While the exact numeric cutoffs depend on the data, the pattern typically looks like:

- **Cluster with lowest “wrong track” and relatively high “right direction”**  
  → *System-OK Optimists* – concerned about issues but still confident the system works.

- **Cluster with mid-level “wrong track” and mixed issue priorities**  
  → *Strained Middle* – feels the squeeze, not fully in either camp.

- **Cluster with high “wrong track” and elevated democracy concern**  
  → *System Skeptics* – worry less about prices as such and more about institutions.

- **Cluster with the highest “wrong track” and intense focus on democracy**  
  → *Crisis Viewers* – believe something is fundamentally broken in the system.

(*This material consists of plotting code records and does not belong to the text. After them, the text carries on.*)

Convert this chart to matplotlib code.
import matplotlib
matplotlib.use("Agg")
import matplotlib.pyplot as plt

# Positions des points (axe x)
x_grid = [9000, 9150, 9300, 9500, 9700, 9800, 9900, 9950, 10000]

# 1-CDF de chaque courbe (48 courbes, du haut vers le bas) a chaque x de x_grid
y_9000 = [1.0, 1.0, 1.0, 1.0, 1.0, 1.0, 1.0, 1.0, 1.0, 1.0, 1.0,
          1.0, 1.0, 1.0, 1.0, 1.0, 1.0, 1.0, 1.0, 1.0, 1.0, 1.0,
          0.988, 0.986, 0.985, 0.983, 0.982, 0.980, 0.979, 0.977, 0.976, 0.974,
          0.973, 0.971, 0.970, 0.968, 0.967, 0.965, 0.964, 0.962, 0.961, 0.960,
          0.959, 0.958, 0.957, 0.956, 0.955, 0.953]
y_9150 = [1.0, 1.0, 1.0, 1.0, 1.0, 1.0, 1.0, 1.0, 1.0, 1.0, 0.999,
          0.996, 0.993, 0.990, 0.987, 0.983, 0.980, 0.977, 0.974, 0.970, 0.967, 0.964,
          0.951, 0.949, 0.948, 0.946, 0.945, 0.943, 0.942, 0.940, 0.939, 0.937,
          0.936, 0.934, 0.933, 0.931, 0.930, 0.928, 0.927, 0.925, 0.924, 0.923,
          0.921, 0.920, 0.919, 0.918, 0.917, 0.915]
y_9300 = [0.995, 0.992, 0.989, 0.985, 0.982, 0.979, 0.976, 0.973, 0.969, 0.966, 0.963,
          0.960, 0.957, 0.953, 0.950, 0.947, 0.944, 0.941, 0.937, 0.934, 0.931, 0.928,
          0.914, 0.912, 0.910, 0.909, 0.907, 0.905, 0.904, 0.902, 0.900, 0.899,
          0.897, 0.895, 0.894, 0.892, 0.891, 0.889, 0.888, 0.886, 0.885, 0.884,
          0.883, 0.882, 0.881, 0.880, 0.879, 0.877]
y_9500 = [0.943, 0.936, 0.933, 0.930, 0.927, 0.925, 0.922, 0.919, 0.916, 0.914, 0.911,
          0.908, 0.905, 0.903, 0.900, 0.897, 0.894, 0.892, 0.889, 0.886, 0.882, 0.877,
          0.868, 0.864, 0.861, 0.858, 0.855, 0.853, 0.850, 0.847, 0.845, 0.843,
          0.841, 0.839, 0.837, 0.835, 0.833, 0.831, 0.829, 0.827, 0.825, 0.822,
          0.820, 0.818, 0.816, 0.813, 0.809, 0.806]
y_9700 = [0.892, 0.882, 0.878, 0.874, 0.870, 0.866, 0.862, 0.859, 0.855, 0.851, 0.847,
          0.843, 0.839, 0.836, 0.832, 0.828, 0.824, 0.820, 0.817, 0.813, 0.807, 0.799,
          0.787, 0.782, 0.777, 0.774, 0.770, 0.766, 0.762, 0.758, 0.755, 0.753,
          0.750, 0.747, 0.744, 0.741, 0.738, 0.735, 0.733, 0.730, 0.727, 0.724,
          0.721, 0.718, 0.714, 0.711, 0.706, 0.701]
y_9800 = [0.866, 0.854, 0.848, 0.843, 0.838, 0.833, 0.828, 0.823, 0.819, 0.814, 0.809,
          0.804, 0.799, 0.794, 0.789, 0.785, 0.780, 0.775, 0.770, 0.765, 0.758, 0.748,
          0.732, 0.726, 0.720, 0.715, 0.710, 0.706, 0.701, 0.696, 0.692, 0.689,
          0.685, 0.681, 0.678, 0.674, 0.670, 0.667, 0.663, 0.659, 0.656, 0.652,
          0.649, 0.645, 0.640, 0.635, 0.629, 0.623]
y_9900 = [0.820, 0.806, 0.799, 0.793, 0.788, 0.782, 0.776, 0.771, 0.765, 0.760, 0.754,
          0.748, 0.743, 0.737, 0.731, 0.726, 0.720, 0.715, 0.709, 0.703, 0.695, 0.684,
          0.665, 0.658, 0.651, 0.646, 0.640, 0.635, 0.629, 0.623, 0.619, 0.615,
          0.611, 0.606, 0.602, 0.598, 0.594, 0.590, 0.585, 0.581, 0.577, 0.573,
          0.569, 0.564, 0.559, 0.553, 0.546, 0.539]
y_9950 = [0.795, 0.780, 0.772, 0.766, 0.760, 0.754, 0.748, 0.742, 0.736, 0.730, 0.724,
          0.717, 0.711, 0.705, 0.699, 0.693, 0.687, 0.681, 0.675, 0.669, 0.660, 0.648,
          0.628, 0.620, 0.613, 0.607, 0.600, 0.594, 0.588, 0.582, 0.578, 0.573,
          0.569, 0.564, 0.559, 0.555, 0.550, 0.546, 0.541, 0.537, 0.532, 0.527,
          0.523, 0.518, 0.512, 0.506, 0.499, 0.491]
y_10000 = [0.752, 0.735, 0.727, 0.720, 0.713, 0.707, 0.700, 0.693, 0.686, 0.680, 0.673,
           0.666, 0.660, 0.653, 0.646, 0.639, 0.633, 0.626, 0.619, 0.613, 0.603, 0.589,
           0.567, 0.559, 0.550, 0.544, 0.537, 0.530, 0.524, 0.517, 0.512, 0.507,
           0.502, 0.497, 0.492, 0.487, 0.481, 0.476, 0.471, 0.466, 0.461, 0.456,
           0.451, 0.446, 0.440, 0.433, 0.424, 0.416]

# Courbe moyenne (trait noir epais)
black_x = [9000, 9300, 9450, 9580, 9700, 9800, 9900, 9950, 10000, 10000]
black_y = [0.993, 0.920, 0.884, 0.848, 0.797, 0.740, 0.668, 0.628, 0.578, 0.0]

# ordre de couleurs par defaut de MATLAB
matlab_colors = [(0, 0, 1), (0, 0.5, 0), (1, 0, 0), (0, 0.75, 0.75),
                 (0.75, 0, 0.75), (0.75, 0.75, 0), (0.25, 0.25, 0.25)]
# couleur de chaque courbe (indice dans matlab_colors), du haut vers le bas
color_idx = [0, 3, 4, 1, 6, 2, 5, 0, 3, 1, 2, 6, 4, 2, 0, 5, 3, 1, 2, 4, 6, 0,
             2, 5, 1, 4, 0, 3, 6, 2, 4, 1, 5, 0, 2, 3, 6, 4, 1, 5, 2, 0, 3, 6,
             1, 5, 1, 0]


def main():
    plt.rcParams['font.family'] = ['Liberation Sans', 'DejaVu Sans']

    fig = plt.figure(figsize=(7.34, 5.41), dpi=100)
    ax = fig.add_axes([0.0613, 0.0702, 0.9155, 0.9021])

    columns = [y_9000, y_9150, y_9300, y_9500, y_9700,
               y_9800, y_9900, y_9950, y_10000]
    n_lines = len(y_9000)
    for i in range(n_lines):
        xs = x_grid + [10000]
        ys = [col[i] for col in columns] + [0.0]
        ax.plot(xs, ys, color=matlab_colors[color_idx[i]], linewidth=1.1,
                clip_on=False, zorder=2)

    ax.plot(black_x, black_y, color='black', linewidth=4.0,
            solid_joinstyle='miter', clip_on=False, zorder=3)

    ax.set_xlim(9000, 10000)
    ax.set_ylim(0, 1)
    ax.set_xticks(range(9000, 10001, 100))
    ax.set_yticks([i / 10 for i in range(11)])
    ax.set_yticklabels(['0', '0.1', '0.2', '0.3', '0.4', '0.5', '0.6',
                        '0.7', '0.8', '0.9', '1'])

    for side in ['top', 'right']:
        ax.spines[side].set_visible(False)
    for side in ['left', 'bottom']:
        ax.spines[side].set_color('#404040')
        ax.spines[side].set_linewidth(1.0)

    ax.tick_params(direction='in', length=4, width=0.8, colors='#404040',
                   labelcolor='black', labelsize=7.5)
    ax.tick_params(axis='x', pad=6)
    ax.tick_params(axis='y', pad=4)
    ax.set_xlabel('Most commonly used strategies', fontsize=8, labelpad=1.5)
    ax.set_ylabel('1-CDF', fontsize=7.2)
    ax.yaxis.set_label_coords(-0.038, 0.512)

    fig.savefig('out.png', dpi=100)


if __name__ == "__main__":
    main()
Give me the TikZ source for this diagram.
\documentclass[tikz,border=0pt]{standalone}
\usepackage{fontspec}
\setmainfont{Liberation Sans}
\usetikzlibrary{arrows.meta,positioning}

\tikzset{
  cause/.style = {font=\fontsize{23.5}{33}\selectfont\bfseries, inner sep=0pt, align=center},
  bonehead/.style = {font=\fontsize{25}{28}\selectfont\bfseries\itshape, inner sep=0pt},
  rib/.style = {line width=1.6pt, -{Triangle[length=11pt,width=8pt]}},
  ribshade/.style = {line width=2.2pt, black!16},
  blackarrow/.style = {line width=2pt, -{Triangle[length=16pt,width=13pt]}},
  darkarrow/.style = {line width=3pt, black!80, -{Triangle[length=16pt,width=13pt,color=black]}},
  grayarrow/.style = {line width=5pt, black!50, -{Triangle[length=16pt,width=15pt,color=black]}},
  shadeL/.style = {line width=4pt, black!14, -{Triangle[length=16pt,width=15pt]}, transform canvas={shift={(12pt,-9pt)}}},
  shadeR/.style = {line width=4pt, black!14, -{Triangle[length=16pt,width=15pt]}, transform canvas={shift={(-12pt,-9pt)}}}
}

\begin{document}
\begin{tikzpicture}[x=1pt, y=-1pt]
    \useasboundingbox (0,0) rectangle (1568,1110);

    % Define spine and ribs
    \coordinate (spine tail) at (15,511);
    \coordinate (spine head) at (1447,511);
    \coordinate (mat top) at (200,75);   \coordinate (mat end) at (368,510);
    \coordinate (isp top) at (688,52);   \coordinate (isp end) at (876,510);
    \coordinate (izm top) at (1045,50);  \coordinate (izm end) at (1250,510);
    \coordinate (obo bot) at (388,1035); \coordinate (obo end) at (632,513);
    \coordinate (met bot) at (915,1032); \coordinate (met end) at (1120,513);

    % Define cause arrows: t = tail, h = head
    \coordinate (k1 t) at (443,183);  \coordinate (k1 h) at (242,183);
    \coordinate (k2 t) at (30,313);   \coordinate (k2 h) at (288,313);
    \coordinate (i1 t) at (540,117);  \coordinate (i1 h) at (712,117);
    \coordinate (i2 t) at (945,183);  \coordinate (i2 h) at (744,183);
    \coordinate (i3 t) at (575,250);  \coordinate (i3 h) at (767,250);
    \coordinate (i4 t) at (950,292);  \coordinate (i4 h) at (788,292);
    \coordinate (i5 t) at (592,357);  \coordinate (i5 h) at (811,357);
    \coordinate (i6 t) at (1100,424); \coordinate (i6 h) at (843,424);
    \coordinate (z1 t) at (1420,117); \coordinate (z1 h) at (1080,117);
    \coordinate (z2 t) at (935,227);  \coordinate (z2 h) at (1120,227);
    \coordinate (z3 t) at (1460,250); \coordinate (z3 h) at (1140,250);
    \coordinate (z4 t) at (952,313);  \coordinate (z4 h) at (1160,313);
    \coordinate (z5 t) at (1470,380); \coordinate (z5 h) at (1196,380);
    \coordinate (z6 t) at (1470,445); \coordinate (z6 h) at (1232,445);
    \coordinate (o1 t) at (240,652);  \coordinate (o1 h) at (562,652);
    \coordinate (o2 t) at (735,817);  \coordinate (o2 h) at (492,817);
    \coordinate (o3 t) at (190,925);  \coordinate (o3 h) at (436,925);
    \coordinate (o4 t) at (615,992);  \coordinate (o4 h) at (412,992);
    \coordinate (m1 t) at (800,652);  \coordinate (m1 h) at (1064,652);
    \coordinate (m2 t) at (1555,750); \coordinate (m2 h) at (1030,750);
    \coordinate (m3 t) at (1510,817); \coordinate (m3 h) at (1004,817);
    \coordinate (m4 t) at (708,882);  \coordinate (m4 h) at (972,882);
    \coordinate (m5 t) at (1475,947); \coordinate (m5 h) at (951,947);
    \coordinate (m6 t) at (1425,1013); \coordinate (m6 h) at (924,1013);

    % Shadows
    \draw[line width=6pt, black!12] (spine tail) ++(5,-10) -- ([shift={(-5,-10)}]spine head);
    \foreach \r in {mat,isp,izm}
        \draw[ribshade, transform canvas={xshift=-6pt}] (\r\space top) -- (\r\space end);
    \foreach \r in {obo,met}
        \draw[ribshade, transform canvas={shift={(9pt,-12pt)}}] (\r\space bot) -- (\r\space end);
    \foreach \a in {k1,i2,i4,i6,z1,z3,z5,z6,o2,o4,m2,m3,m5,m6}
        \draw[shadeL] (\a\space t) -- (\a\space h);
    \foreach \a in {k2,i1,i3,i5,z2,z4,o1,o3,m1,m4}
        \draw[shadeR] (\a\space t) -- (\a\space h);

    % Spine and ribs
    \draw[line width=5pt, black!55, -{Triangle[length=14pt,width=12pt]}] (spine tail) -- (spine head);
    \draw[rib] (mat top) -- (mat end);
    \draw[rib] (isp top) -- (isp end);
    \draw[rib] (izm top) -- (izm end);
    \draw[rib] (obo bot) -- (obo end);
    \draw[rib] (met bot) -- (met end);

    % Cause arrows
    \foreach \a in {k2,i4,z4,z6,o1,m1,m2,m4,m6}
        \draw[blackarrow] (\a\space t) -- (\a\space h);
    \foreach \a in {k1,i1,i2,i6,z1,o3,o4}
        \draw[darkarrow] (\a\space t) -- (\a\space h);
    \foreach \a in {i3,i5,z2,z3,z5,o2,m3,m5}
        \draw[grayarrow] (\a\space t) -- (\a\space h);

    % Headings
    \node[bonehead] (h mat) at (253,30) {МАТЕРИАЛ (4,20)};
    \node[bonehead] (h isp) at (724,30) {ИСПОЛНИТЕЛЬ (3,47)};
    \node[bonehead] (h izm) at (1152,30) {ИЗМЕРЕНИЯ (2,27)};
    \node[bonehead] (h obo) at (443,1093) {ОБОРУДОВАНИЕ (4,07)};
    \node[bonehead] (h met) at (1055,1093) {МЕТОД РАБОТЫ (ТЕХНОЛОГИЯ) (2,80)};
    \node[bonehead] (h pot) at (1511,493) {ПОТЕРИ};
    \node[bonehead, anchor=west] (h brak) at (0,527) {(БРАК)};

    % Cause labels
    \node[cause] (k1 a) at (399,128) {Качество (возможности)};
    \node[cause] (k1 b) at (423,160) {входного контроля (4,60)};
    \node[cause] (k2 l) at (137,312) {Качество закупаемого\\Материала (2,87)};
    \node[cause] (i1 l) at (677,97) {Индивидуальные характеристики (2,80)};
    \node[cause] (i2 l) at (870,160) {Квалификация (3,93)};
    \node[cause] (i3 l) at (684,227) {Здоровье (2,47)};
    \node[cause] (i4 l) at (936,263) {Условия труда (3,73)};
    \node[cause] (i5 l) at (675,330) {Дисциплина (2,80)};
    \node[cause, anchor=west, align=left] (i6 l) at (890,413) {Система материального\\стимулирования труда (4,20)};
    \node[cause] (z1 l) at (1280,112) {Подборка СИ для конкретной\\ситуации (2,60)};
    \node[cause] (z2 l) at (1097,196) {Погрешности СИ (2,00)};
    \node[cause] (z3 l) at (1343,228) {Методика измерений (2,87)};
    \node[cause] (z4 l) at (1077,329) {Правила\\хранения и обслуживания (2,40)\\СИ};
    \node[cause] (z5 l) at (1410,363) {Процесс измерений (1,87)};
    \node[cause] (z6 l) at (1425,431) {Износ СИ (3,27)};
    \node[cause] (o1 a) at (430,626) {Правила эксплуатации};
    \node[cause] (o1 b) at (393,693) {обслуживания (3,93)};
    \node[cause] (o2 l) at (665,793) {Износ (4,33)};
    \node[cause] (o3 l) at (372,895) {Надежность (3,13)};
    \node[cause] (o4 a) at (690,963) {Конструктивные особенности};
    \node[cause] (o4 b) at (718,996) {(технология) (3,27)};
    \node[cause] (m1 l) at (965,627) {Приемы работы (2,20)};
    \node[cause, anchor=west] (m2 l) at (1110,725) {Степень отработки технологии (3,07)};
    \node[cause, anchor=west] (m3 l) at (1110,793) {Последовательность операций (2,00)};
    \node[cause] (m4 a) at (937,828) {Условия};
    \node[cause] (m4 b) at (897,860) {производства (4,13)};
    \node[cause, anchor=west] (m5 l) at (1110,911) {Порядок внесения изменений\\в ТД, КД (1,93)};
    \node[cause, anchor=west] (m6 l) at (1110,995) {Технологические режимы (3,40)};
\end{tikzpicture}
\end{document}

These labels are interpretive overlays; the clustering itself is purely driven by the patterns in the polling data.

## 13. Summary and next steps

This notebook provides the full, code-first backbone for the article:

- It connects raw crosstabbed polling data to:
  - Cleaned, merged analytic tables  
  - Visualizations used in the narrative  
  - Quantitative checks via correlation and regression  
  - Cluster-based personas used to describe emerging “Four Americas”

Possible extensions:

- Add additional predictors (e.g. party ID, age group) to the regression models.  
- Explore alternative clustering methods (e.g. Gaussian Mixture Models, hierarchical clustering).  
- Quantify uncertainty more explicitly with bootstrapped confidence intervals for key statistics.